* begin *

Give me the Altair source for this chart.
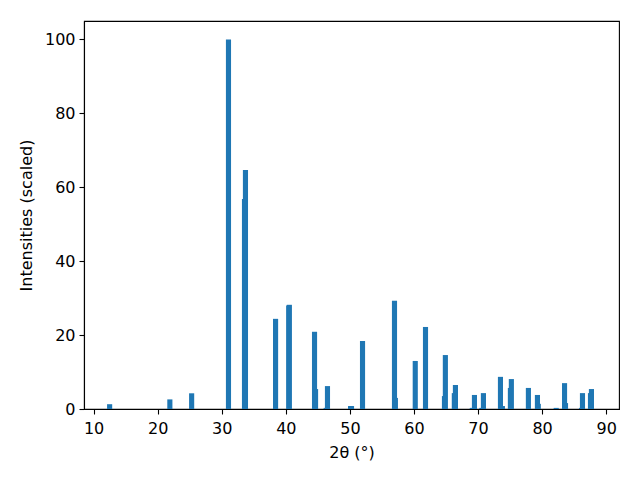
import altair as alt
import pandas as pd

# 2-theta peak positions (degrees) and scaled intensities
positions = [12.5, 21.9, 25.3, 31.05, 33.55, 33.7, 38.4, 40.45, 40.55, 44.48, 44.64,
             46.3, 46.5, 50.1, 50.25, 51.97, 56.96, 57.1, 60.2, 61.8, 64.76, 64.9,
             66.3, 66.47, 69.1, 69.44, 70.6, 70.84, 73.5, 73.8, 75.05, 75.2, 77.86,
             79.27, 79.4, 82.2, 83.5, 83.65, 86.15, 86.3, 87.55, 87.7]
intensities = [1.3, 2.6, 4.25, 100, 56.8, 64.7, 24.4, 28.0, 28.2, 20.9, 5.4,
               0.3, 6.2, 0.8, 0.8, 18.4, 29.3, 3.0, 13.0, 22.2, 3.5, 14.6,
               4.3, 6.5, 0.3, 3.8, 0.3, 4.3, 8.7, 0.8, 5.7, 8.1, 5.7,
               3.8, 1.4, 0.3, 7.0, 1.6, 0.3, 4.3, 4.3, 5.4]
x_ticks = [10, 20, 30, 40, 50, 60, 70, 80, 90]
y_ticks = [0, 20, 40, 60, 80, 100]

df = pd.DataFrame({"pos": positions, "inten": intensities, "order": range(len(positions))})

chart = (
    alt.Chart(df)
    .transform_calculate(x0="datum.pos - 0.4", x1="datum.pos + 0.4")
    .mark_rect(color="#1f77b4")
    .encode(
        x=alt.X("x0:Q",
                scale=alt.Scale(domain=[8.5, 92], nice=False, zero=False),
                axis=alt.Axis(values=x_ticks, title="2θ (°)", labelPadding=6,
                              titlePadding=8, labelFontSize=16, titleFontSize=16)),
        x2="x1:Q",
        y=alt.Y("inten:Q",
                scale=alt.Scale(domain=[0, 105], nice=False),
                axis=alt.Axis(values=y_ticks, title="Intensities (scaled)",
                              titlePadding=10, labelFontSize=16, titleFontSize=16)),
        y2=alt.datum(0),
        order="order:Q",
    )
    .properties(
        width=535, height=388,
        autosize=alt.AutoSizeParams(type="none"),
        padding={"left": 76, "top": 13, "right": 13, "bottom": 63},
    )
    .configure_view(stroke="black", strokeWidth=1.1)
    .configure_axis(
        grid=False,
        domainColor="black", domainWidth=1.1,
        tickColor="black", tickWidth=1.1, tickSize=5,
        labelColor="black", labelFont="DejaVu Sans",
        labelPadding=4,
        titleColor="black", titleFont="DejaVu Sans",
        titleFontWeight="normal",
    )
)

chart.save("out.html", embed_options={"renderer": "svg", "actions": False})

* end *

> [Work to be completed] Begin at the top of the material above and output each line exactly, stopping after the line that holds "import pandas as pd". Leave out pictures.

> [Result of this exercise]
Give me the Altair source for this chart.
import altair as alt
import pandas as pd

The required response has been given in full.